Ming Tsai : I really don’t have a definition. East-west cuisine is a combination of eastern and western techniques and ingredients that produces bold-flavored food with contrasting textures that is inherently healthy. With your cooking technique, not just your ingredients, you can eat incredibly healthy.
CE: What would our readers be surprised to learn that you eat at home?
MT: We cook simple. In the summer I’ll grill up either meat or fish with a bunch of vegetables, serve it with couscous and we’re done.
CE: What are a few quick and easy clean meal ideas?
MT: Ramen noodles are really quick and easy and make a great go-to lunch or light dinner. Add a handful of baby spinach or shredded carrots to make it a little bit healthier, and you have a tasty dish. (CE Tip: Look for whole-grain or brown rice varieties at your local Asian market or in your grocer’s Asian food section.)
CE: Are seasonality and local foods important to you at home and in your restaurant?

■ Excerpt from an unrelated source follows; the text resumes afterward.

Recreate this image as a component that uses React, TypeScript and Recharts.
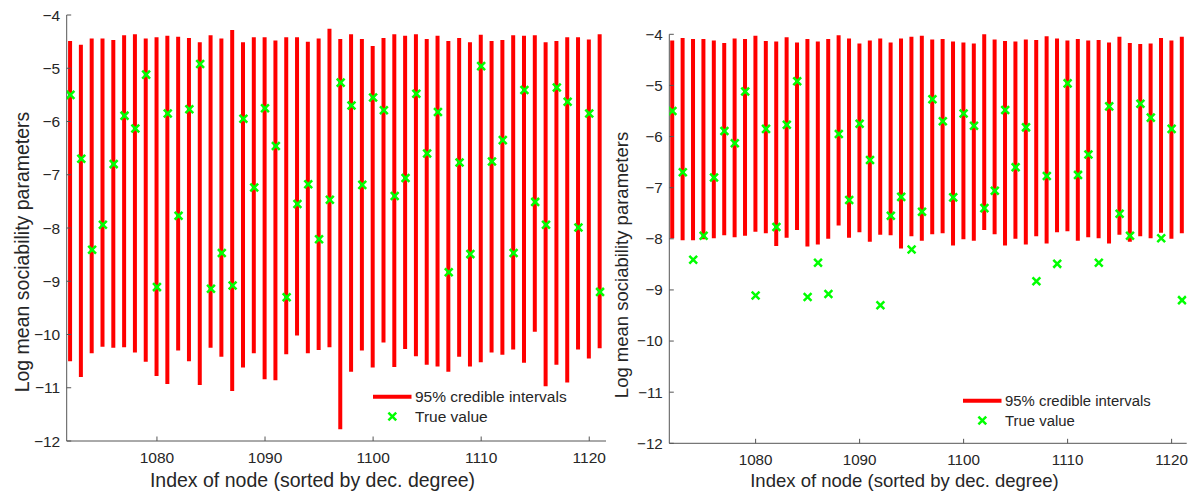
import React from 'react';
import { ComposedChart, Bar, Scatter, XAxis, YAxis, Legend } from 'recharts';

const nodeIndex = [
  1072, 1073, 1074, 1075, 1076, 1077, 1078, 1079, 1080, 1081,
  1082, 1083, 1084, 1085, 1086, 1087, 1088, 1089, 1090, 1091,
  1092, 1093, 1094, 1095, 1096, 1097, 1098, 1099, 1100, 1101,
  1102, 1103, 1104, 1105, 1106, 1107, 1108, 1109, 1110, 1111,
  1112, 1113, 1114, 1115, 1116, 1117, 1118, 1119, 1120, 1121,
];

const trueValue = [
  -5.50, -6.70, -8.41, -7.94, -6.80, -5.89, -6.13, -5.12, -9.11, -5.85,
  -7.77, -5.77, -4.92, -9.14, -8.47, -9.08, -5.95, -7.24, -5.75, -6.46,
  -9.30, -7.55, -7.18, -8.21, -7.47, -5.27, -5.70, -7.19, -5.55, -5.79,
  -7.40, -7.06, -5.48, -6.60, -5.82, -8.83, -6.77, -8.49, -4.96, -6.75,
  -6.35, -8.47, -5.41, -7.51, -7.94, -5.36, -5.63, -7.99, -5.85, -9.20,
];

const leftLower = [
  -10.50, -10.80, -10.35, -10.23, -10.25, -10.24, -10.34, -10.51, -10.78, -10.93,
  -10.30, -10.50, -10.95, -10.25, -10.42, -11.06, -10.62, -10.35, -10.84, -10.86,
  -10.37, -10.02, -10.35, -10.29, -10.24, -11.78, -10.70, -10.30, -10.62, -10.15,
  -10.61, -10.27, -10.41, -10.57, -10.60, -10.70, -10.42, -10.60, -10.52, -10.34,
  -10.38, -10.28, -10.53, -9.95, -10.97, -10.57, -10.90, -10.28, -10.45, -10.26,
];

const leftUpper = [
  -4.49, -4.56, -4.44, -4.44, -4.47, -4.38, -4.36, -4.44, -4.42, -4.39,
  -4.41, -4.43, -4.51, -4.38, -4.44, -4.28, -4.51, -4.42, -4.42, -4.48,
  -4.42, -4.42, -4.50, -4.44, -4.26, -4.45, -4.36, -4.45, -4.58, -4.43,
  -4.36, -4.39, -4.36, -4.45, -4.39, -4.49, -4.43, -4.51, -4.37, -4.49,
  -4.47, -4.38, -4.39, -4.38, -4.51, -4.49, -4.42, -4.42, -4.46, -4.36,
];

const rightLower = [
  -7.99, -8.03, -8.03, -8.01, -7.99, -7.93, -7.97, -7.94, -7.86, -7.89,
  -8.14, -7.98, -7.83, -8.15, -8.11, -8.00, -7.74, -7.98, -7.87, -8.06,
  -7.92, -7.93, -8.19, -7.95, -8.04, -7.91, -7.89, -8.13, -8.01, -8.04,
  -7.83, -7.91, -8.13, -8.00, -8.11, -7.95, -8.09, -7.87, -7.85, -8.04,
  -7.97, -7.99, -8.09, -7.92, -8.06, -7.95, -7.99, -7.88, -8.00, -7.89,
];

const rightUpper = [
  -4.12, -4.07, -4.09, -4.09, -4.12, -4.17, -4.08, -4.09, -4.03, -4.13,
  -4.14, -4.06, -4.16, -4.09, -4.14, -4.09, -4.02, -4.08, -4.18, -4.12,
  -4.08, -4.16, -4.08, -4.05, -4.03, -4.10, -4.09, -4.14, -4.16, -4.18,
  -3.98, -4.10, -4.13, -4.14, -4.10, -4.11, -4.04, -4.08, -4.12, -4.09,
  -4.12, -4.11, -4.16, -4.05, -4.17, -4.19, -4.18, -4.07, -4.12, -4.05,
];

const yTicks = [-12, -11, -10, -9, -8, -7, -6, -5, -4];
const xTicks = [1080, 1090, 1100, 1110, 1120];
const legendLabels = ['95% credible intervals', 'True value'];
const xAxisTitle = 'Index of node (sorted by dec. degree)';
const yAxisTitle = 'Log mean sociability parameters';

const RED = '#ff0000';
const GREEN = '#00ff00';
const INK = '#262626';
const AXIS = '#555555';
const FONT = '"Liberation Sans", Arial, Helvetica, sans-serif';

const buildRows = (lo: number[], hi: number[]) =>
  nodeIndex.map((idx, i) => ({ idx, interval: [lo[i], hi[i]], truth: trueValue[i] }));

const leftRows = buildRows(leftLower, leftUpper);
const rightRows = buildRows(rightLower, rightUpper);

const fmt = (v: number) => (v < 0 ? '\u2212' + Math.abs(v) : String(v));

const XMark = (props: any) => {
  const { cx, cy } = props;
  if (cx == null || cy == null) return null;
  const r = 3.9;
  return (
    <path
      d={`M${cx - r},${cy - r}L${cx + r},${cy + r}M${cx - r},${cy + r}L${cx + r},${cy - r}`}
      stroke={GREEN}
      strokeWidth={2.5}
      fill="none"
    />
  );
};

type PanelProps = {
  rows: any[];
  left: number;
  width: number;
  top: number;
  bottomAxisHeight: number;
  yAxisWidth: number;
  rightMargin: number;
  xDomain: [number, number];
  tickFont: number;
  labelFont: number;
  legendFont: number;
  xTitle: { x: number; y: number };
  yTitle: { x: number; y: number };
  legendPos: { left: number; top: number };
};

const LegendBox = ({ fontSize }: { fontSize: number }) => (
  <svg width={210} height={44} style={{ display: 'block', overflow: 'visible' }}>
    <line x1={3} y1={11.7} x2={41.5} y2={11.7} stroke={RED} strokeWidth={4} />
    <text x={45} y={11.7} dy="0.35em" fontSize={fontSize} fill={INK} fontFamily={FONT}>
      {legendLabels[0]}
    </text>
    <XMark cx={22.3} cy={31.5} />
    <text x={45} y={31.5} dy="0.35em" fontSize={fontSize} fill={INK} fontFamily={FONT}>
      {legendLabels[1]}
    </text>
  </svg>
);

const Panel = (p: PanelProps) => (
  <div style={{ position: 'absolute', left: p.left, top: 0 }}>
    <ComposedChart
      width={p.width}
      height={498}
      data={p.rows}
      margin={{ top: p.top, right: p.rightMargin, bottom: 0, left: 0 }}
      style={{ fontFamily: FONT }}
    >
      <XAxis
        dataKey="idx"
        type="number"
        domain={p.xDomain}
        allowDataOverflow
        ticks={xTicks}
        interval={0}
        height={p.bottomAxisHeight}
        tickSize={-4.5}
        tickMargin={15}
        axisLine={{ stroke: AXIS }}
        tickLine={{ stroke: AXIS }}
        tick={{ fontSize: p.tickFont, fill: INK }}
        label={{
          content: () => (
            <text
              x={p.xTitle.x}
              y={p.xTitle.y}
              textAnchor="middle"
              fontSize={p.labelFont}
              fill={INK}
              fontFamily={FONT}
            >
              {xAxisTitle}
            </text>
          ),
        }}
      />
      <YAxis
        type="number"
        domain={[-12, -4]}
        allowDataOverflow
        ticks={yTicks}
        interval={0}
        width={p.yAxisWidth}
        tickSize={-4.5}
        tickMargin={11}
        tickFormatter={fmt}
        axisLine={{ stroke: AXIS }}
        tickLine={{ stroke: AXIS }}
        tick={{ fontSize: p.tickFont, fill: INK }}
        label={{
          content: () => (
            <text
              x={p.yTitle.x}
              y={p.yTitle.y}
              transform={`rotate(-90, ${p.yTitle.x}, ${p.yTitle.y})`}
              textAnchor="middle"
              fontSize={p.labelFont}
              fill={INK}
              fontFamily={FONT}
            >
              {yAxisTitle}
            </text>
          ),
        }}
      />
      <Bar dataKey="interval" fill={RED} barSize={4} isAnimationActive={false} />
      <Scatter dataKey="truth" shape={XMark} isAnimationActive={false} />
      <Legend
        layout="vertical"
        align="center"
        verticalAlign="middle"
        wrapperStyle={{ left: p.legendPos.left, top: p.legendPos.top, width: 210, height: 44 }}
        content={() => <LegendBox fontSize={p.legendFont} />}
      />
    </ComposedChart>
  </div>
);

export default function App() {
  return (
    <div
      style={{
        position: 'absolute',
        left: 0,
        top: 0,
        width: 1190,
        height: 498,
        background: '#ffffff',
        fontFamily: FONT,
        overflow: 'hidden',
      }}
    >
      <Panel
        rows={leftRows}
        left={0}
        width={620}
        top={15}
        bottomAxisHeight={57}
        yAxisWidth={66.7}
        rightMargin={14}
        xDomain={[1071.65, 1121.55]}
        tickFont={15.5}
        labelFont={19.5}
        legendFont={15.5}
        xTitle={{ x: 312.5, y: 487 }}
        yTitle={{ x: 29, y: 252 }}
        legendPos={{ left: 370, top: 385 }}
      />
      <Panel
        rows={rightRows}
        left={600}
        width={590}
        top={34.3}
        bottomAxisHeight={54.7}
        yAxisWidth={69.3}
        rightMargin={3.3}
        xDomain={[1071.7, 1121.45]}
        tickFont={15.2}
        labelFont={18.5}
        legendFont={14.9}
        xTitle={{ x: 304.5, y: 487 }}
        yTitle={{ x: 28, y: 265 }}
        legendPos={{ left: 360, top: 389 }}
      />
    </div>
  );
}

MT: We try. We’re in New England and the growing season is so short here, so that’s always been a struggle. When we can buy local foods, such as heirloom tomatoes, spring peas and corn, we buy in abundance. But when it comes to garlic and onions, we go through such large quantities that we just can’t buy one case. There are some chefs who walk the farmers’ markets; I think that’s a fantastic way to cook and that’s how I cook at home.